A student describes scholasticism as 'just citing Bible verses and Church Fathers to support whatever conclusion you already want.' What does this misunderstand about the scholastic method?
AScholastics ignored the Bible and Church Fathers entirely, relying only on Aristotelian logic
BThe method required demonstrating HOW authorities' claims, combined with accepted premises, syllogistically entailed the conclusion — and obligated the scholar to reply to every serious objection individually, making disagreements locatable and conclusions refutable
CThe scholastic method was designed for popular sermons, not rigorous academic dispute
DScholastics only used ancient Greek philosophical texts, excluding Christian scripture
The scholastic method was procedurally disciplined in ways that mere citation is not. Citing an authority was necessary but not sufficient — you had to construct a syllogistic argument showing how the authority's claim, as a premise, led to your conclusion. Crucially, the method required generating and then answering every serious objection individually in the responsio, showing exactly where each objection went wrong. This made evasion or selective citation visible: an unanswered objection was a gap in the argument. The structure made intellectual accountability public and formal.
Question 2 Multiple Choice
In Aquinas's Summa Theologiae, the 'responsio' to a quaestio often works by introducing distinctions rather than simply asserting a position. What function do these distinctions serve?
AThey delay a definitive answer to avoid conflict with church authorities who might object
BThey show that apparent contradictions between authorities dissolve when the relevant terms or claims are properly distinguished — preserving both authorities while resolving the apparent conflict
CThey replace syllogistic argument with a rhetorical appeal to piety and tradition
DThey restate the objections in simpler language accessible to less educated readers
Scholastic 'distinctions' are analytical moves, not evasions. When two authorities seem to contradict each other, Aquinas typically shows they are using a term in different senses, or making claims about different domains, or speaking at different levels of generality. By distinguishing the relevant sense, both authorities turn out to be correct — they were not really contradicting each other. This is intellectually serious: it requires understanding both sources well enough to identify where the apparent conflict is a verbal or contextual ambiguity, not a genuine disagreement.
Question 3 True / False
The scholastic method made intellectual progress cumulative because each disputed question produced a written record of objections and responses that future thinkers could engage, challenge, or build upon.
TTrue
FFalse
Answer: True
This is one of scholasticism's most important institutional contributions. The quaestio format produced written artefacts — summae, quaestiones disputatae — that preserved the full argumentative structure: the question posed, the objections raised, the resolution, and the replies. Future scholars could identify precisely which premise they contested and where earlier arguments were deficient, rather than starting from scratch. This cumulative quality is what distinguishes a tradition of inquiry from a series of independent opinions.
Question 4 True / False
The scholastic disputatio was primarily an oral performance for entertainment, with no expectation that its arguments would be preserved or that future scholars would engage with its conclusions.
TTrue
FFalse
Answer: False
The disputatio was a formal, high-stakes academic exercise — sometimes attended by the entire university — and its proceedings were written up and circulated. Aquinas's Quaestiones Disputatae, for example, are records of formal disputes conducted at the University of Paris. The written form meant arguments entered a living tradition: later scholars could cite, refute, or build on specific positions from earlier disputes. The expectation of written preservation and future engagement was constitutive of what made the disputatio intellectually serious.
Question 5 Short Answer
Why was the scholastic method's obligation to reply to each objection individually — rather than simply stating a conclusion — a crucial feature for advancing knowledge systematically?

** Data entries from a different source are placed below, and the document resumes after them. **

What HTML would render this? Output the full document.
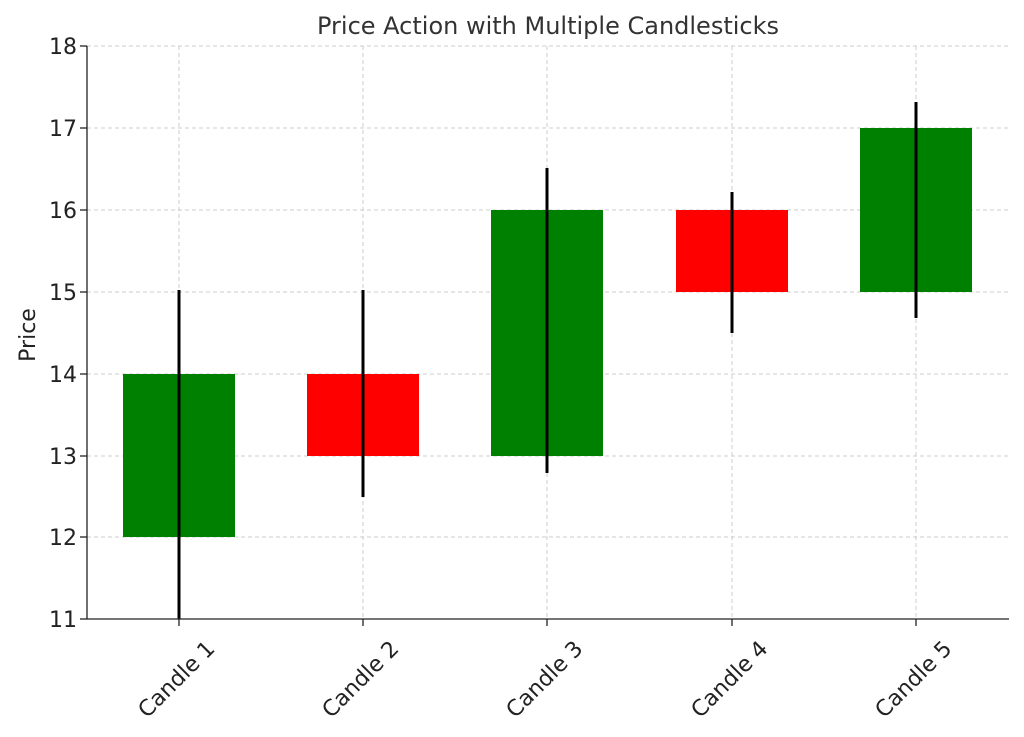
<!DOCTYPE html>
<html><head><meta charset="utf-8"><style>html,body{margin:0;padding:0;background:#fff}svg{display:block}</style></head>
<body>
<svg width="1024" height="737" xmlns="http://www.w3.org/2000/svg" font-family="DejaVu Sans, Liberation Sans, sans-serif">
<rect width="1024" height="737" fill="#fff"/>
<g stroke="#ccc" stroke-width="1" stroke-dasharray="4,3">
<line x1="87" x2="1009" y1="46" y2="46"/>
<line x1="87" x2="1009" y1="128" y2="128"/>
<line x1="87" x2="1009" y1="210" y2="210"/>
<line x1="87" x2="1009" y1="292" y2="292"/>
<line x1="87" x2="1009" y1="374" y2="374"/>
<line x1="87" x2="1009" y1="456" y2="456"/>
<line x1="87" x2="1009" y1="537" y2="537"/>
<line y1="46" y2="619" x1="179" x2="179"/>
<line y1="46" y2="619" x1="363" x2="363"/>
<line y1="46" y2="619" x1="547" x2="547"/>
<line y1="46" y2="619" x1="732" x2="732"/>
<line y1="46" y2="619" x1="916" x2="916"/>
</g>
<rect x="123" y="374" width="112" height="163" fill="#008000"/>
<rect x="307" y="374" width="112" height="82" fill="#ff0000"/>
<rect x="491" y="210" width="112" height="246" fill="#008000"/>
<rect x="676" y="210" width="112" height="82" fill="#ff0000"/>
<rect x="860" y="128" width="112" height="164" fill="#008000"/>
<g stroke="#000" stroke-width="3">
<line x1="179" x2="179" y1="290" y2="619"/>
<line x1="363" x2="363" y1="290" y2="497"/>
<line x1="547" x2="547" y1="168" y2="473"/>
<line x1="732" x2="732" y1="192" y2="333"/>
<line x1="916" x2="916" y1="102" y2="318"/>
</g>
<g stroke="#222" stroke-width="1.3">
<line x1="87" x2="87" y1="46" y2="619"/>
<line x1="87" x2="1009" y1="619" y2="619"/>
<line x1="80" x2="87" y1="46" y2="46"/><line x1="80" x2="87" y1="128" y2="128"/><line x1="80" x2="87" y1="210" y2="210"/><line x1="80" x2="87" y1="292" y2="292"/><line x1="80" x2="87" y1="374" y2="374"/><line x1="80" x2="87" y1="456" y2="456"/><line x1="80" x2="87" y1="537" y2="537"/><line x1="80" x2="87" y1="619" y2="619"/>
<line x1="179" x2="179" y1="619" y2="626"/><line x1="363" x2="363" y1="619" y2="626"/><line x1="547" x2="547" y1="619" y2="626"/><line x1="732" x2="732" y1="619" y2="626"/><line x1="916" x2="916" y1="619" y2="626"/>
</g>
<g font-size="22" fill="#222" text-anchor="end">
<text x="77" y="54">18</text><text x="77" y="136">17</text><text x="77" y="218">16</text><text x="77" y="300">15</text><text x="77" y="382">14</text><text x="77" y="464">13</text><text x="77" y="545">12</text><text x="77" y="627">11</text>
</g>
<g font-size="22" fill="#222" text-anchor="end">
<text transform="translate(216,650) rotate(-45)">Candle 1</text>
<text transform="translate(400,650) rotate(-45)">Candle 2</text>
<text transform="translate(584,650) rotate(-45)">Candle 3</text>
<text transform="translate(769,650) rotate(-45)">Candle 4</text>
<text transform="translate(953,650) rotate(-45)">Candle 5</text>
</g>
<text x="548" y="34" font-size="24" fill="#333" text-anchor="middle">Price Action with Multiple Candlesticks</text>
<text transform="translate(35,335) rotate(-90)" font-size="22" fill="#222" text-anchor="middle">Price</text>
</svg>
</body></html>
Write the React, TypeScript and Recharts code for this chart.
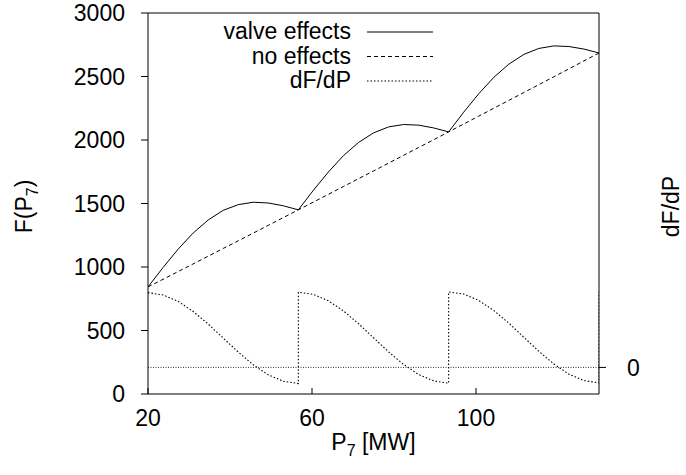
import { LineChart, Line, XAxis, YAxis, ReferenceLine, Legend } from "recharts";

const FONT = '"Liberation Sans", Arial, Helvetica, sans-serif';

// P7 grid (MW), valve points at 20, 56.67, 93.33, 130
const pGrid = [20, 23.67, 27.33, 31, 34.67, 38.33, 42, 45.67, 49.33, 53, 56.67, 60.33, 64, 67.67, 71.33, 75, 78.67, 82.33, 86, 89.67, 93.33, 97, 100.67, 104.33, 108, 111.67, 115.33, 119, 122.67, 126.33, 130];
const fValve = [843, 996, 1140, 1267, 1370, 1446, 1491, 1510, 1504, 1482, 1450, 1604, 1748, 1877, 1980, 2056, 2103, 2122, 2117, 2095, 2064, 2219, 2364, 2493, 2597, 2674, 2721, 2741, 2736, 2716, 2685];
const fNoValve = [843, 903, 964, 1024, 1085, 1146, 1206, 1267, 1328, 1389, 1450, 1511, 1572, 1634, 1695, 1756, 1818, 1879, 1941, 2002, 2064, 2126, 2188, 2250, 2312, 2374, 2436, 2498, 2560, 2623, 2685];

// derivative, repeated x = the jump at each valve point
const dPx = [20, 23.67, 27.33, 31, 34.67, 38.33, 42, 45.67, 49.33, 53, 56.67, 56.67, 60.33, 64, 67.67, 71.33, 75, 78.67, 82.33, 86, 89.67, 93.33, 93.33, 97, 100.67, 104.33, 108, 111.67, 115.33, 119, 122.67, 126.33, 130, 130];
const dFdP = [42.2, 40.9, 37.3, 31.6, 24.5, 16.6, 8.7, 1.5, -4.2, -7.8, -9.1, 42.4, 41.2, 37.6, 31.9, 24.7, 16.75, 8.8, 1.7, -4.0, -7.6, -8.9, 42.6, 41.4, 37.8, 32.1, 25.0, 17.0, 9.1, 1.9, -3.8, -7.4, -8.7, 42.7];

const xTicks = [20, 60, 100];
const fTicks = [0, 500, 1000, 1500, 2000, 2500, 3000];
const dTicks = [0];

const legendRows = [
  { label: "valve effects", dash: undefined as string | undefined },
  { label: "no effects", dash: "4 3" },
  { label: "dF/dP", dash: "1.5 2" },
];

const valveData = pGrid.map((x, i) => ({ x, y: fValve[i] }));
const noValveData = pGrid.map((x, i) => ({ x, y: fNoValve[i] }));
const derivData = dPx.map((x, i) => ({ x, y: dFdP[i] }));

const tickStyle = { fill: "#000", fontSize: 23, fontFamily: FONT };

function LegendBox() {
  return (
    <svg width={280} height={100} style={{ display: "block", overflow: "visible" }}>
      {legendRows.map((r, i) => {
        const cy = 22 + i * 24.5;
        return (
          <g key={r.label}>
            <text x={171} y={cy + 7} textAnchor="end" fontSize={23} fontFamily={FONT} fill="#000">{r.label}</text>
            <line x1={187} x2={253} y1={cy} y2={cy} stroke="#000" strokeWidth={1} strokeDasharray={r.dash} />
          </g>
        );
      })}
    </svg>
  );
}

const XTitle = (props: any) => {
  const { x, y, width } = props.viewBox;
  return (
    <text x={x + width / 2} y={y + 56} textAnchor="middle" fontSize={23} fontFamily={FONT} fill="#000">
      P<tspan dy={6} fontSize={16}>7</tspan><tspan dy={-6}> [MW]</tspan>
    </text>
  );
};

const FTitle = (props: any) => {
  const { x, y, height } = props.viewBox;
  return (
    <text transform={`translate(${x + 24}, ${y + height / 2 + 3}) rotate(-90)`} textAnchor="middle"
          fontSize={23} fontFamily={FONT} fill="#000">
      F(P<tspan dy={6} fontSize={16}>7</tspan><tspan dy={-6}>)</tspan>
    </text>
  );
};

const DTitle = (props: any) => {
  const { x, y, height } = props.viewBox;
  return (
    <text transform={`translate(${x + 80}, ${y + height / 2 + 3}) rotate(-90)`} textAnchor="middle"
          fontSize={23} fontFamily={FONT} fill="#000">
      dF/dP
    </text>
  );
};

export default function App() {
  return (
    <div style={{ width: 686, height: 475, background: "#fff", fontFamily: FONT }}>
      <style>{`body{margin:0}`}</style>
      <LineChart width={686} height={475} margin={{ top: 12, right: 47, bottom: 41, left: 8 }}>
        <XAxis xAxisId="b" type="number" dataKey="x" domain={[20, 130]} ticks={xTicks} allowDataOverflow
               height={40} tickSize={-6} tickMargin={22} stroke="#000" tick={tickStyle}
               label={{ content: XTitle }} />
        <XAxis xAxisId="t" orientation="top" type="number" dataKey="x" domain={[20, 130]} ticks={xTicks}
               allowDataOverflow height={1} tickSize={-6} tick={false} stroke="#000" />
        <YAxis yAxisId="l" type="number" domain={[0, 3000]} ticks={fTicks} width={140}
               tickSize={7} tickMargin={16} stroke="#000" tick={tickStyle} label={{ content: FTitle }} />
        <YAxis yAxisId="r" orientation="right" type="number" domain={[-15, 200]} ticks={dTicks} width={40}
               allowDataOverflow tickSize={7} tickMargin={21} stroke="#000" tick={tickStyle}
               label={{ content: DTitle }} />
        <ReferenceLine xAxisId="b" yAxisId="r" y={0} stroke="#333" strokeWidth={1} strokeDasharray="1 1.5" />
        <Line xAxisId="b" yAxisId="l" data={valveData} dataKey="y" type="linear" stroke="#000" strokeWidth={1}
              dot={false} activeDot={false} isAnimationActive={false} />
        <Line xAxisId="b" yAxisId="l" data={noValveData} dataKey="y" type="linear" stroke="#000" strokeWidth={1}
              strokeDasharray="4 3" dot={false} activeDot={false} isAnimationActive={false} />
        <Line xAxisId="b" yAxisId="r" data={derivData} dataKey="y" type="linear" stroke="#000" strokeWidth={1.1}
              strokeDasharray="1.5 2" dot={false} activeDot={false} isAnimationActive={false} />
        <Legend layout="vertical" align="center" verticalAlign="middle" content={() => <LegendBox />}
                wrapperStyle={{ position: "absolute", left: 180, top: 10, width: 280, height: 100 }} />
      </LineChart>
    </div>
  );
}
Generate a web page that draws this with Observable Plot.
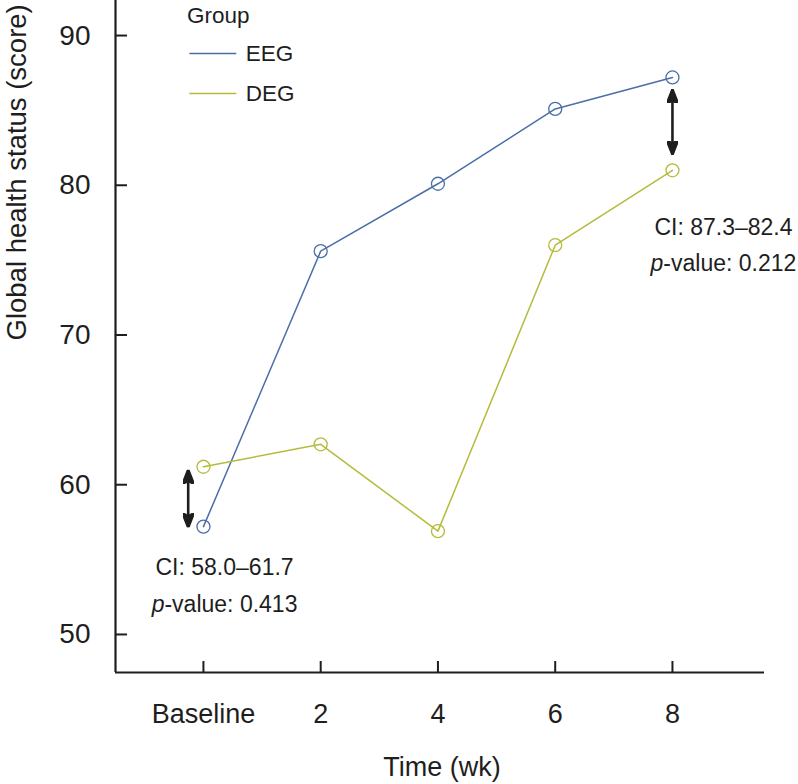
<!DOCTYPE html>
<html><head><meta charset="utf-8">
<script src="https://cdn.jsdelivr.net/npm/d3@7"></script>
<script src="https://cdn.jsdelivr.net/npm/@observablehq/plot@0.6"></script>
<style>
html,body{margin:0;padding:0;background:#fff;}
</style></head><body><div id="chart"></div>
<script>
// ---- data ----
const weeks = [0, 2, 4, 6, 8];
const weekLabels = ["Baseline", "2", "4", "6", "8"];
const eegScores = [57.2, 75.6, 80.1, 85.1, 87.2];
const degScores = [61.2, 62.7, 56.9, 76.0, 81.0];
const groups = ["EEG", "DEG"];
const groupColors = ["#4a6ea8", "#b5bb3a"];
const yTicks = [50, 60, 70, 80, 90];
// difference arrows
const arrowWeek = [-0.26, 8];
const arrowTop = [61.0, 86.4];
const arrowBottom = [57.15, 82.05];
// annotations
const noteWeek = [0.36, 0.36, 8.87, 8.87];
const noteScore = [54.45, 52.0, 77.2, 74.75];
const noteText = ["CI: 58.0–61.7", "p-value: 0.413", "CI: 87.3–82.4", "p-value: 0.212"];
// legend (placed in data space)
const legendTitle = "Group";
const legendTitlePos = [-0.28, 91.35];
const legendLineX = [-0.24, 0.56];
const legendY = [88.8, 86.13];
const legendTextX = 0.72;

const xDomain = [-1.5, 9.57];
const yDomain = [47.46, 92.34];

const rows = weeks.flatMap((w, i) => [
  {week: w, score: eegScores[i], group: "EEG"},
  {week: w, score: degScores[i], group: "DEG"}
]);
const arrows = arrowWeek.map((w, i) => ({week: w, top: arrowTop[i], bottom: arrowBottom[i]}));
const notes = noteText.map((t, i) => ({week: noteWeek[i], score: noteScore[i], text: t}));
const legend = groups.map((g, i) => ({group: g, y: legendY[i]}));

const ink = "#1e1e1e";
const font = "'Liberation Sans', Arial, Helvetica, sans-serif";

function headMarker(color) {
  const ns = "http://www.w3.org/2000/svg";
  const m = document.createElementNS(ns, "marker");
  m.setAttribute("viewBox", "-7 -5.5 14 11");
  m.setAttribute("markerWidth", "14");
  m.setAttribute("markerHeight", "11");
  m.setAttribute("markerUnits", "userSpaceOnUse");
  m.setAttribute("refX", "7");
  m.setAttribute("refY", "0");
  m.setAttribute("orient", "auto-start-reverse");
  const p = document.createElementNS(ns, "path");
  p.setAttribute("d", "M-7,-5.5L7,0L-7,5.5L-4,0Z");
  p.setAttribute("fill", color);
  m.appendChild(p);
  return m;
}

const chart = Plot.plot({
  width: 798,
  height: 784,
  marginLeft: 115,
  marginRight: 34,
  marginTop: 0,
  marginBottom: 112,
  style: {fontFamily: font, fontSize: "27px", color: ink, background: "#fff"},
  x: {domain: xDomain, axis: null},
  y: {domain: yDomain, axis: null},
  color: {domain: groups, range: groupColors},
  marks: [
    // axis lines
    Plot.ruleX([xDomain[0]], {stroke: ink, strokeWidth: 2.2}),
    Plot.ruleY([yDomain[0]], {stroke: ink, strokeWidth: 2.2}),
    // inward ticks
    Plot.tickY(yTicks, {y: d => d, stroke: ink, strokeWidth: 2, insetRight: 637}),
    Plot.tickX(weeks, {x: d => d, stroke: ink, strokeWidth: 2, insetTop: 661}),
    // tick labels
    Plot.axisY(yTicks, {tickSize: 0, tickPadding: 25, fontSize: 28, fill: ink, label: null}),
    Plot.axisX(weeks, {tickSize: 0, tickPadding: 31, fontSize: 27, fill: ink, label: null,
      tickFormat: d => weekLabels[weeks.indexOf(d)]}),
    // axis titles
    Plot.text(["Global health status (score)"], {frameAnchor: "left", rotate: -90, dx: -98, dy: 4,
      fontSize: 27.5, fill: ink, text: d => d}),
    Plot.text(["Time (wk)"], {frameAnchor: "bottom", dx: 2, dy: 95, lineAnchor: "middle",
      fontSize: 27, fill: ink, text: d => d}),
    // series
    Plot.line(rows, {x: "week", y: "score", z: "group", stroke: "group", strokeWidth: 1.5}),
    Plot.dot(rows, {x: "week", y: "score", stroke: "group", r: 6.5, fill: "none", strokeWidth: 1.3}),
    // difference arrows
    Plot.link(arrows, {x1: "week", x2: "week", y1: "top", y2: "bottom", stroke: ink, strokeWidth: 2.6,
      markerStart: headMarker, markerEnd: headMarker}),
    // annotations
    Plot.text(notes, {x: "week", y: "score", text: "text", fontSize: 23, fill: ink, lineAnchor: "middle"}),
    // legend
    Plot.text([legendTitle], {x: legendTitlePos[0], y: legendTitlePos[1], text: d => d, textAnchor: "start",
      fontSize: 22.5, fill: ink}),
    Plot.link(legend, {x1: legendLineX[0], x2: legendLineX[1], y1: "y", y2: "y", stroke: "group", strokeWidth: 1.6}),
    Plot.text(legend, {x: legendTextX, y: "y", text: "group", textAnchor: "start", fontSize: 22.5, fill: ink})
  ]
});

// italic "p" in p-value
chart.querySelectorAll("text").forEach(t => {
  if (t.children.length === 0 && t.textContent.startsWith("p-value")) {
    const rest = t.textContent.slice(1);
    t.textContent = "";
    const ns = "http://www.w3.org/2000/svg";
    const it = document.createElementNS(ns, "tspan");
    it.setAttribute("font-style", "italic");
    it.textContent = "p";
    t.appendChild(it);
    t.appendChild(document.createTextNode(rest));
  }
});

document.getElementById("chart").appendChild(chart);
</script>
</body></html>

Think about your answer, then reveal below.
Model answer: Requiring individual replies to each objection meant that the strongest arguments against your conclusion had to be confronted explicitly rather than ignored. This forced precision: you had to identify exactly where an objection went wrong — which premise was false, which inference was invalid, which term was ambiguous. If you could not reply, the objection stood, and your conclusion was not established. This structure made progress locatable: later thinkers could identify precisely which step in an argument was contested and concentrate debate there, rather than re-arguing the whole question from scratch.
The individual-reply requirement is what distinguishes scholastic argumentation from mere assertion or selective citation. It created a norm of steelmanning (taking opposing arguments at their strongest) and a protocol for publicly registering which objections remained unanswered. The obligation descends directly into modern academic conventions — peer review, the requirement to engage with existing literature, the norm of representing opposing positions charitably before refuting them — all of which serve the same function of making disagreements precise and progress cumulative.